Any suggestion/track/clue/help is welcome
Best Regards
tags: matrix, matrix manipulation , minimization problem, eigen vectors, eigen values, SVD algorithm, nullspace, basis of vectors.
petit on 17 Jan 2021
Hi David,
to put further information, by "common eigen vecors basis", I talk about the passing matrix P where I could write :
A = P D_a P^-1
and in the same time :
B = P D_b P^-1
At the beginning of this study, I thought that a simple linear combination of eigen vectors containing into P1 (coming from diagonalization of A) and P2 (coming from diagnalization of B) matrices , by writting, alpha*P1 + beta*P2, would be enough. But I couldn't have concluded.
That's why, in a second time, I tried not a linear combination but a matricial combination by writing also alpha*P1 +beta*P2, with alpha and beta which are matrices.
I tried in this post common eigen vectors for a pair of matrices and Global minimum finding to do this bu there too, it is difficult to conclude.

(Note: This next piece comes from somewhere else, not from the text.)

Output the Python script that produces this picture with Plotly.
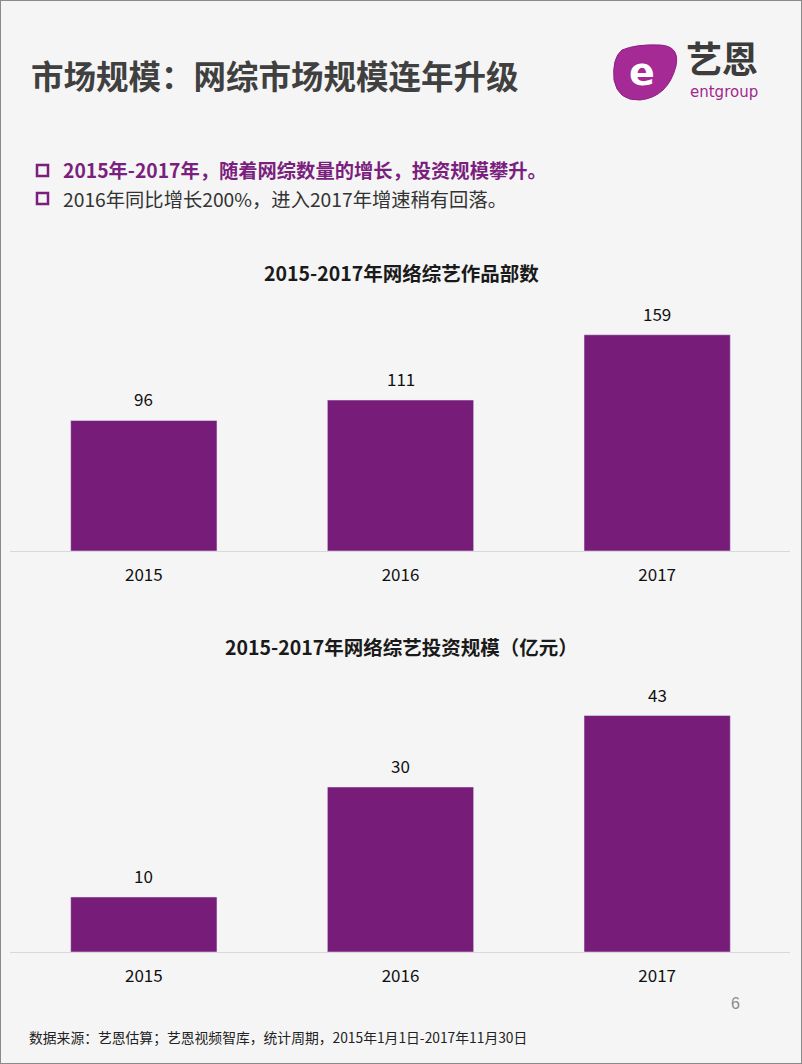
import plotly.graph_objects as go

years = ["2015", "2016", "2017"]
works_count = [96, 111, 159]
invest_scale = [10, 30, 43]

W, H = 802, 1064
BAR = "#781c7a"
PURPLE = "#7b1f7e"

def fy(px):
    return 1 - px / H

def fx(px):
    return px / W

fig = go.Figure()
fig.add_trace(go.Bar(x=years, y=works_count, marker_color=BAR, width=0.57,
                     xaxis="x", yaxis="y", hoverinfo="skip"))
fig.add_trace(go.Bar(x=years, y=invest_scale, marker_color=BAR, width=0.57,
                     xaxis="x2", yaxis="y2", hoverinfo="skip"))

num_font = dict(family="Liberation Sans Narrow, Noto Sans CJK SC", size=17, color="#111")
cjk = "Noto Sans CJK SC, sans-serif"

ann = []
for i, yv in enumerate(works_count):
    ann.append(dict(x=i, y=yv, xref="x", yref="y", text=str(yv), showarrow=False,
                    yanchor="bottom", yshift=7, font=num_font))
for i, yv in enumerate(invest_scale):
    ann.append(dict(x=i, y=yv, xref="x2", yref="y2", text=str(yv), showarrow=False,
                    yanchor="bottom", yshift=7, font=num_font))

ann += [
    dict(x=fx(29), y=fy(75), xref="paper", yref="paper", xanchor="left", yanchor="middle",
         text="<b>市场规模：网综市场规模连年升级</b>", showarrow=False,
         font=dict(family=cjk, size=32.5, color="#404040")),
    dict(x=fx(61), y=fy(170), xref="paper", yref="paper", xanchor="left", yanchor="middle",
         text="<b>2015年-2017年，随着网综数量的增长，投资规模攀升。</b>", showarrow=False,
         font=dict(family=cjk, size=19.3, color=PURPLE)),
    dict(x=fx(61), y=fy(199), xref="paper", yref="paper", xanchor="left", yanchor="middle",
         text="2016年同比增长200%，进入2017年增速稍有回落。", showarrow=False,
         font=dict(family=cjk, size=19.3, color="#333")),
    dict(x=0.5, y=fy(273), xref="paper", yref="paper", xanchor="center", yanchor="middle",
         text="<b>2015-2017年网络综艺作品部数</b>", showarrow=False,
         font=dict(family=cjk, size=19.5, color="#1a1a1a")),
    dict(x=0.5, y=fy(646), xref="paper", yref="paper", xanchor="center", yanchor="middle",
         text="<b>2015-2017年网络综艺投资规模（亿元）</b>", showarrow=False,
         font=dict(family=cjk, size=19.5, color="#1a1a1a")),
    dict(x=fx(735), y=fy(1003), xref="paper", yref="paper", xanchor="center", yanchor="middle",
         text="6", showarrow=False, font=dict(family="Liberation Sans", size=16, color="#8c8c8c")),
    dict(x=fx(27), y=fy(1037), xref="paper", yref="paper", xanchor="left", yanchor="middle",
         text="数据来源：艺恩估算；艺恩视频智库，统计周期，2015年1月1日-2017年11月30日",
         showarrow=False, font=dict(family=cjk, size=13.8, color="#222")),
    # logo texts
    dict(x=fx(642), y=fy(72), xref="paper", yref="paper", xanchor="center", yanchor="middle",
         text="<b>e</b>", showarrow=False, font=dict(family="DejaVu Sans", size=38, color="white")),
    dict(x=fx(722), y=fy(57), xref="paper", yref="paper", xanchor="center", yanchor="middle",
         text="<b>艺恩</b>", showarrow=False, font=dict(family=cjk, size=36, color="#3c3c3c")),
    dict(x=fx(724), y=fy(92), xref="paper", yref="paper", xanchor="center", yanchor="middle",
         text="entgroup", showarrow=False, font=dict(family="DejaVu Sans", size=15, color="#a0288f")),
]

shapes = [
    # page border
    dict(type="rect", xref="paper", yref="paper", x0=0, x1=1, y0=0, y1=1,
         line=dict(color="#8a8a8a", width=2), layer="above"),
    # bullets
    dict(type="rect", xref="paper", yref="paper", x0=fx(37), x1=fx(48), y0=fy(176), y1=fy(165),
         line=dict(color=PURPLE, width=2.5)),
    dict(type="rect", xref="paper", yref="paper", x0=fx(37), x1=fx(48), y0=fy(204), y1=fy(193),
         line=dict(color=PURPLE, width=2.5)),
    # axis lines
    dict(type="line", xref="paper", yref="paper", x0=fx(10), x1=fx(790), y0=fy(551.5), y1=fy(551.5),
         line=dict(color="#d9d9d9", width=1.2), layer="below"),
    dict(type="line", xref="paper", yref="paper", x0=fx(10), x1=fx(790), y0=fy(952.5), y1=fy(952.5),
         line=dict(color="#d9d9d9", width=1.2), layer="below"),
    # logo blob
    dict(type="path", xref="paper", yref="paper",
         path=f"M {fx(622)},{fy(50)} Q {fx(612)},{fy(58)} {fx(614)},{fy(80)} "
              f"Q {fx(618)},{fy(101)} {fx(640)},{fy(100)} Q {fx(668)},{fy(97)} {fx(676)},{fy(66)} "
              f"Q {fx(680)},{fy(46)} {fx(660)},{fy(45)} Q {fx(636)},{fy(44)} {fx(622)},{fy(50)} Z",
         fillcolor="#a52a96", line=dict(color="#8e1f86", width=1)),
]

xcommon = dict(type="category", domain=[fx(15.5), fx(785.5)], range=[-0.5, 2.5],
               showgrid=False, zeroline=False,
               showline=False, ticks="outside", ticklen=9, tickcolor="rgba(0,0,0,0)",
               tickfont=num_font, fixedrange=True, automargin=False)

fig.update_layout(
    width=W, height=H, margin=dict(l=0, r=0, t=0, b=0, autoexpand=False),
    paper_bgcolor="#f5f5f5", plot_bgcolor="rgba(0,0,0,0)",
    showlegend=False,
    annotations=ann, shapes=shapes,
    xaxis=dict(anchor="y", **xcommon),
    yaxis=dict(domain=[fy(551), fy(300)], range=[0, 251 / 1.36], visible=False,
               fixedrange=True, automargin=False),
    xaxis2=dict(anchor="y2", **xcommon),
    yaxis2=dict(domain=[fy(952), fy(690)], range=[0, 262 / 5.5], visible=False,
                fixedrange=True, automargin=False),
)

fig.write_html("out.html", config={"displayModeBar": False})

" Or do you want the solution to the related but more difficult problem where
neither of (a1,a2), equals either of (b1,b2), but b1 is a linear combination of (a1,a2) and b2 is a different linear combination of (a1,a2) "
The only thing that makes interest is to build as I said above a matricial combination of already existent eigen vectors taken individually. But I may not be on the right track by doing this and surely there exists potentially other methods but I have not enough background to choose one pertinent method.